Spotlight On Marie Newsom

photo: Ben R. Haggard

Signposts help both travelers and readers by showing the route, highlighting key points along the way, and signaling directional changes. Marie Newsom’s life journey signposts include banjo, ukelele, recorder, viola da gamba, harpsichord, guitar, and handbells.

As the youngest (with her twin) of six children growing up in Washington D.C., Marie’s pre-tv era entertainment was family singalongs with mother at the piano and father playing banjo. A proudly Irish lass, she also recalls Gregorian chants heard in Latin masses and parochial school, as well as jazz, as different but complimentary, influences.

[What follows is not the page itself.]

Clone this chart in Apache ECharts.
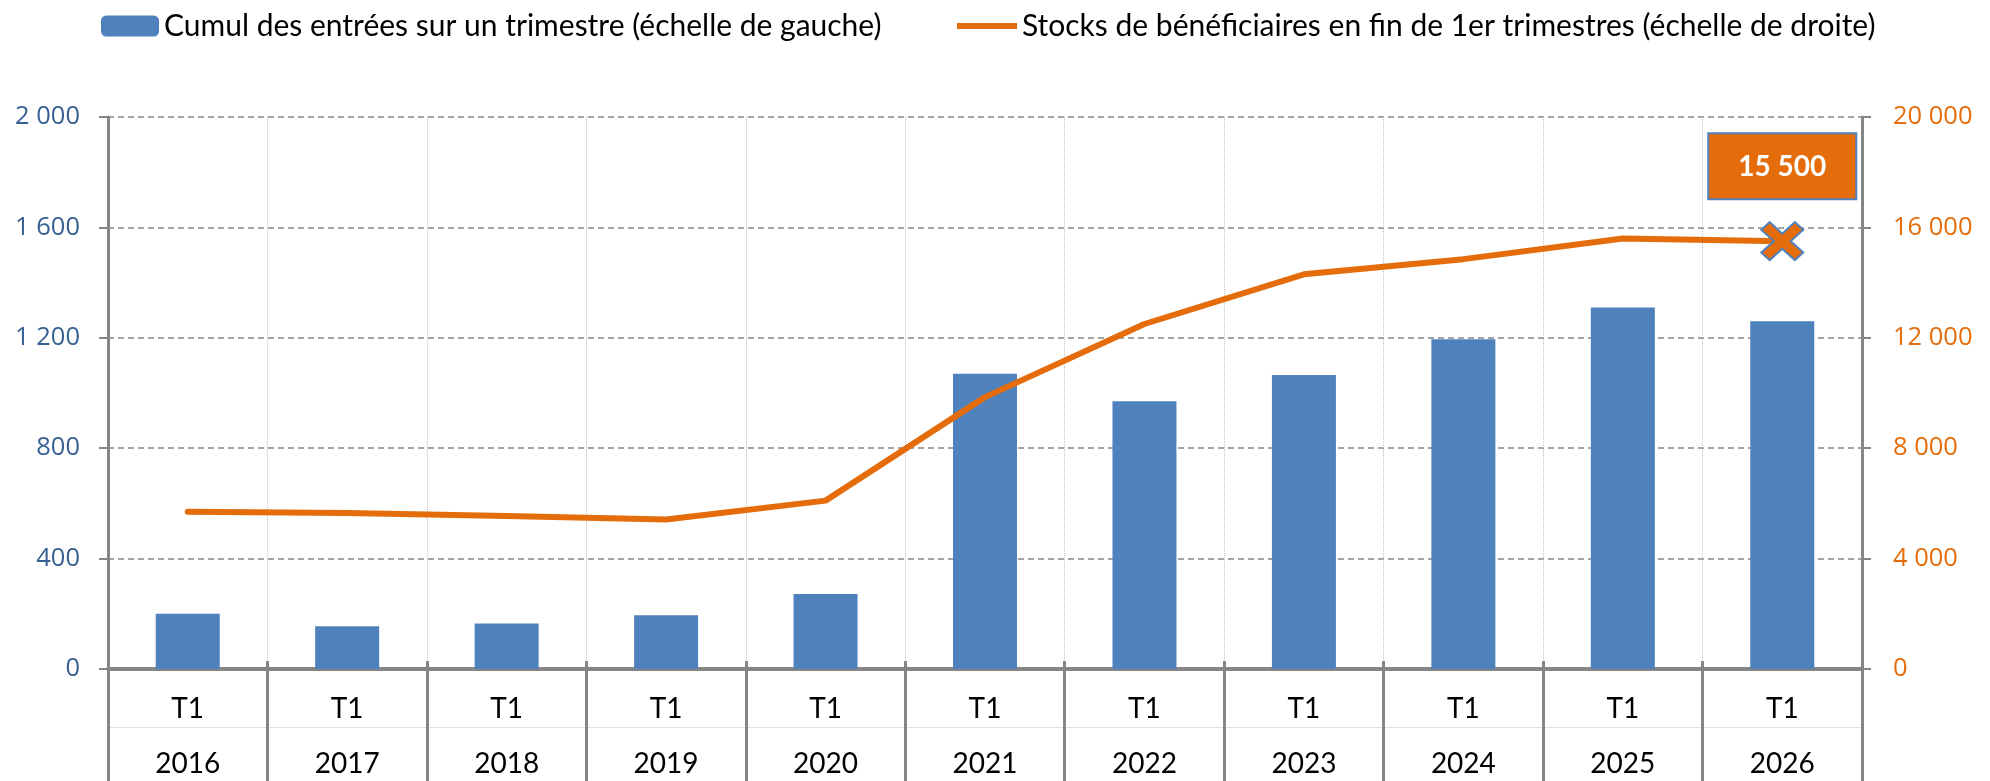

Marie was 12 when the family moved to San Franciso for her father’s job with America President Lines (APL). Only a year later, just before Christmas, her mother died. APL invited the bereft family to sail to Hawaii for the holidays on the company’s SS President Cleveland liner. There Marie found a bit of comfort in new musical sounds and learned to play the ukelele.

While at all-girls Presentation H.S. and all-women Lone Mountain College, music brought happy times singing and dancing in school programs, and again with her informal family musicales.  She recalls that “Cleaning up after meals was delightful! Father kept asking ‘Aren’t you finished yet?’” because brother Paul played the banjo while the sisters sang and danced in the kitchen.

An older sister moved to Baltimore, and Marie went along. There Marie met a Ph.D. student, whom she married the next year. The Maryland years brought three sons, and serious immersion in vocal training at the Peabody Conservatory. During her second lesson the aghast teacher discovered Marie could not sight-read music. She’d learned arias by memorizing all Maria Callas’ recordings! Retired diva Rosa Poncelle coached the Baltimore Civic Opera Company’s chorus. Marie sang in the chorus of Tosca – only the second opera she’d ever attended.

She continued studies at Peabody, but as a faculty wife at classics-based St. John’s College in Annapolis, Marie’s musical journey backtracked to more ancient periods. In its madrigal singing group she learned to sight-read at last, and learned to play the recorder and then the viola da gamba.

St. John’s moved the family to its new campus in Santa Fe, and Marie transferred vocal lessons and chorus performance to UNM.  Excited to be cast as understudy in Gian Carlo Menotti’s rather challenging modern opera The Medium, Marie was disappointed yet relieved when she wasn’t called on to stand in.

Changes in direction were brewing. A harpsichord moved into her home to accompany her own music studies and sessions with her recorder group. Marie’s major changed to Elementary Education, with the goal of using music in teaching. She quickly was hired to teach 6th graders and direct the chorus – in Fremont CA!  She moved there with her three sons to live and work in the area which would become known as “Silicon Valley.”

For 21 years she taught elementary students and directed scores of concerts and school productions. Her brother Paul taught her the guitar, on which she mastered more chords than she’d learned on his banjo. It was useful to focus youngsters’ wandering attention as well as accompany their singing.

Her own musical attention was focused performing choral classics with the Palo Alto Schola Cantorum, and with the West Valley Light Opera. Marie knew her voice was better suited for operetta than grand opera and delighted in performing in productions like Naughty Marietta.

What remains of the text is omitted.